• SUPPLIED INFORMATION
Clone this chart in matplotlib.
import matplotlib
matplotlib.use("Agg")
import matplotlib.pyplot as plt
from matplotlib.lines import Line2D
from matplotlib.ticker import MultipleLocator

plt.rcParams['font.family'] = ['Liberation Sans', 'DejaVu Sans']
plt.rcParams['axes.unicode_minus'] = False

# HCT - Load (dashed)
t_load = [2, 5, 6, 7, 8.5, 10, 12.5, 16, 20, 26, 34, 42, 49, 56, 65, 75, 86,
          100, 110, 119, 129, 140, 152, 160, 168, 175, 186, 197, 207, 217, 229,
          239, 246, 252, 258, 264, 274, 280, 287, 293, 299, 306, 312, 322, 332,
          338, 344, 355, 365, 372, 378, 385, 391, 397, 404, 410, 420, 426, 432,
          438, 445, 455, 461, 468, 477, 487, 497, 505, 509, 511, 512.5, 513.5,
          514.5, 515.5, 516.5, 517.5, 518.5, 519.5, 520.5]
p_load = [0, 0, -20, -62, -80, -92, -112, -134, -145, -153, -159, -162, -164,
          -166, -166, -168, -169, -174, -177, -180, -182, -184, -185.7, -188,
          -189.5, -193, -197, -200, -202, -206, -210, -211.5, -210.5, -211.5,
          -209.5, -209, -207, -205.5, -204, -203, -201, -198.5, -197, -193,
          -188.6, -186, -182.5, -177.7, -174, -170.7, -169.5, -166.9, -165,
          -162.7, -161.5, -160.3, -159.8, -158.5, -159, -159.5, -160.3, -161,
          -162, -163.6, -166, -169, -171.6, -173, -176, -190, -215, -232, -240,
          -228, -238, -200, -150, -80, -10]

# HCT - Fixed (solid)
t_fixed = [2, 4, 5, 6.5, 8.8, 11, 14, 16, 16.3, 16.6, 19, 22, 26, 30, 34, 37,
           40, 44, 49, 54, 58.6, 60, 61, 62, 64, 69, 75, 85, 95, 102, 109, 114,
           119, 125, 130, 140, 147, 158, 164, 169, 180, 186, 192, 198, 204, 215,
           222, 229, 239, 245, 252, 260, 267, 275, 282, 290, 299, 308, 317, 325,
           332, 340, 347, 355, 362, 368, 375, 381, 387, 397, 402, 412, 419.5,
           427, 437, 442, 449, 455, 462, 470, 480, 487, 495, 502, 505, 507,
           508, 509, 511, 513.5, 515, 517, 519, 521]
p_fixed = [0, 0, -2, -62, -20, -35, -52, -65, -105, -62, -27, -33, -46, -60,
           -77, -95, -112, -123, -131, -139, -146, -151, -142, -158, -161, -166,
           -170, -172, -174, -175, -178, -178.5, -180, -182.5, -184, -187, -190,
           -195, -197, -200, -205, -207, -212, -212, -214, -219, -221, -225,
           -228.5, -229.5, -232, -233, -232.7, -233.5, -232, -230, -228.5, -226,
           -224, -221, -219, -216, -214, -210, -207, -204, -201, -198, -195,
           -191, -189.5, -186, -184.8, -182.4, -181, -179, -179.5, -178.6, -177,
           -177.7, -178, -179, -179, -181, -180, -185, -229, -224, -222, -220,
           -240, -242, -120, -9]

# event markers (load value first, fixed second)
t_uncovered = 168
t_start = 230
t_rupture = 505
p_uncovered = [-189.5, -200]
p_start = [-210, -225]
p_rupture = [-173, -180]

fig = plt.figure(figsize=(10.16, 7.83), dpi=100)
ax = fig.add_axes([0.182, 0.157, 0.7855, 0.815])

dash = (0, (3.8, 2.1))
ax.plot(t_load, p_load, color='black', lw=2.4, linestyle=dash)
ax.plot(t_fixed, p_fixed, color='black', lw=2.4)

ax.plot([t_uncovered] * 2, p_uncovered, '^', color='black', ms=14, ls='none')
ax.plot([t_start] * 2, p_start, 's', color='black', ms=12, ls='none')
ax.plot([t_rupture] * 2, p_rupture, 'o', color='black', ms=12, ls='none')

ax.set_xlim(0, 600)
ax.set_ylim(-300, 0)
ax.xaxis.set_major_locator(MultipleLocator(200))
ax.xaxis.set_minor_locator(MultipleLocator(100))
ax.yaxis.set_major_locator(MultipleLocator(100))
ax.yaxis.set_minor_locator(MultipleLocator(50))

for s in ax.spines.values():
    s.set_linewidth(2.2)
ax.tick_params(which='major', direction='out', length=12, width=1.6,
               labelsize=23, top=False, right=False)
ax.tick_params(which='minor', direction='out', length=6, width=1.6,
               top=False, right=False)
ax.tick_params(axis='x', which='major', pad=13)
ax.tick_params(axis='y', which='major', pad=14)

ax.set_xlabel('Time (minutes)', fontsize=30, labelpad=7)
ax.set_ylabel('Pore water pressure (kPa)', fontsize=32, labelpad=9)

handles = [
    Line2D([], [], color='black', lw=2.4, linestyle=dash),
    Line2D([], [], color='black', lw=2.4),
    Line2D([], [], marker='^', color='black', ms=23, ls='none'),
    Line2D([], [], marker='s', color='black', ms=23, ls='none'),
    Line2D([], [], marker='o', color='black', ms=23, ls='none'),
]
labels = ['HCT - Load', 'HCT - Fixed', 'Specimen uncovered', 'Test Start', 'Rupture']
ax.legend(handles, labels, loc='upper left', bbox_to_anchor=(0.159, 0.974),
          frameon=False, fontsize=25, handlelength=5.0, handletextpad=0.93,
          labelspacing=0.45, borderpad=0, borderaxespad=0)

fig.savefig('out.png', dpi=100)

• EXERCISE REQUIREMENTS
Reproduce the full listing above, character for character.

• EXPECTED ANSWER
Clone this chart in matplotlib.
import matplotlib
matplotlib.use("Agg")
import matplotlib.pyplot as plt
from matplotlib.lines import Line2D
from matplotlib.ticker import MultipleLocator

plt.rcParams['font.family'] = ['Liberation Sans', 'DejaVu Sans']
plt.rcParams['axes.unicode_minus'] = False

# HCT - Load (dashed)
t_load = [2, 5, 6, 7, 8.5, 10, 12.5, 16, 20, 26, 34, 42, 49, 56, 65, 75, 86,
          100, 110, 119, 129, 140, 152, 160, 168, 175, 186, 197, 207, 217, 229,
          239, 246, 252, 258, 264, 274, 280, 287, 293, 299, 306, 312, 322, 332,
          338, 344, 355, 365, 372, 378, 385, 391, 397, 404, 410, 420, 426, 432,
          438, 445, 455, 461, 468, 477, 487, 497, 505, 509, 511, 512.5, 513.5,
          514.5, 515.5, 516.5, 517.5, 518.5, 519.5, 520.5]
p_load = [0, 0, -20, -62, -80, -92, -112, -134, -145, -153, -159, -162, -164,
          -166, -166, -168, -169, -174, -177, -180, -182, -184, -185.7, -188,
          -189.5, -193, -197, -200, -202, -206, -210, -211.5, -210.5, -211.5,
          -209.5, -209, -207, -205.5, -204, -203, -201, -198.5, -197, -193,
          -188.6, -186, -182.5, -177.7, -174, -170.7, -169.5, -166.9, -165,
          -162.7, -161.5, -160.3, -159.8, -158.5, -159, -159.5, -160.3, -161,
          -162, -163.6, -166, -169, -171.6, -173, -176, -190, -215, -232, -240,
          -228, -238, -200, -150, -80, -10]

# HCT - Fixed (solid)
t_fixed = [2, 4, 5, 6.5, 8.8, 11, 14, 16, 16.3, 16.6, 19, 22, 26, 30, 34, 37,
           40, 44, 49, 54, 58.6, 60, 61, 62, 64, 69, 75, 85, 95, 102, 109, 114,
           119, 125, 130, 140, 147, 158, 164, 169, 180, 186, 192, 198, 204, 215,
           222, 229, 239, 245, 252, 260, 267, 275, 282, 290, 299, 308, 317, 325,
           332, 340, 347, 355, 362, 368, 375, 381, 387, 397, 402, 412, 419.5,
           427, 437, 442, 449, 455, 462, 470, 480, 487, 495, 502, 505, 507,
           508, 509, 511, 513.5, 515, 517, 519, 521]
p_fixed = [0, 0, -2, -62, -20, -35, -52, -65, -105, -62, -27, -33, -46, -60,
           -77, -95, -112, -123, -131, -139, -146, -151, -142, -158, -161, -166,
           -170, -172, -174, -175, -178, -178.5, -180, -182.5, -184, -187, -190,
           -195, -197, -200, -205, -207, -212, -212, -214, -219, -221, -225,
           -228.5, -229.5, -232, -233, -232.7, -233.5, -232, -230, -228.5, -226,
           -224, -221, -219, -216, -214, -210, -207, -204, -201, -198, -195,
           -191, -189.5, -186, -184.8, -182.4, -181, -179, -179.5, -178.6, -177,
           -177.7, -178, -179, -179, -181, -180, -185, -229, -224, -222, -220,
           -240, -242, -120, -9]

# event markers (load value first, fixed second)
t_uncovered = 168
t_start = 230
t_rupture = 505
p_uncovered = [-189.5, -200]
p_start = [-210, -225]
p_rupture = [-173, -180]

fig = plt.figure(figsize=(10.16, 7.83), dpi=100)
ax = fig.add_axes([0.182, 0.157, 0.7855, 0.815])

dash = (0, (3.8, 2.1))
ax.plot(t_load, p_load, color='black', lw=2.4, linestyle=dash)
ax.plot(t_fixed, p_fixed, color='black', lw=2.4)

ax.plot([t_uncovered] * 2, p_uncovered, '^', color='black', ms=14, ls='none')
ax.plot([t_start] * 2, p_start, 's', color='black', ms=12, ls='none')
ax.plot([t_rupture] * 2, p_rupture, 'o', color='black', ms=12, ls='none')

ax.set_xlim(0, 600)
ax.set_ylim(-300, 0)
ax.xaxis.set_major_locator(MultipleLocator(200))
ax.xaxis.set_minor_locator(MultipleLocator(100))
ax.yaxis.set_major_locator(MultipleLocator(100))
ax.yaxis.set_minor_locator(MultipleLocator(50))

for s in ax.spines.values():
    s.set_linewidth(2.2)
ax.tick_params(which='major', direction='out', length=12, width=1.6,
               labelsize=23, top=False, right=False)
ax.tick_params(which='minor', direction='out', length=6, width=1.6,
               top=False, right=False)
ax.tick_params(axis='x', which='major', pad=13)
ax.tick_params(axis='y', which='major', pad=14)

ax.set_xlabel('Time (minutes)', fontsize=30, labelpad=7)
ax.set_ylabel('Pore water pressure (kPa)', fontsize=32, labelpad=9)

handles = [
    Line2D([], [], color='black', lw=2.4, linestyle=dash),
    Line2D([], [], color='black', lw=2.4),
    Line2D([], [], marker='^', color='black', ms=23, ls='none'),
    Line2D([], [], marker='s', color='black', ms=23, ls='none'),
    Line2D([], [], marker='o', color='black', ms=23, ls='none'),
]
labels = ['HCT - Load', 'HCT - Fixed', 'Specimen uncovered', 'Test Start', 'Rupture']
ax.legend(handles, labels, loc='upper left', bbox_to_anchor=(0.159, 0.974),
          frameon=False, fontsize=25, handlelength=5.0, handletextpad=0.93,
          labelspacing=0.45, borderpad=0, borderaxespad=0)

fig.savefig('out.png', dpi=100)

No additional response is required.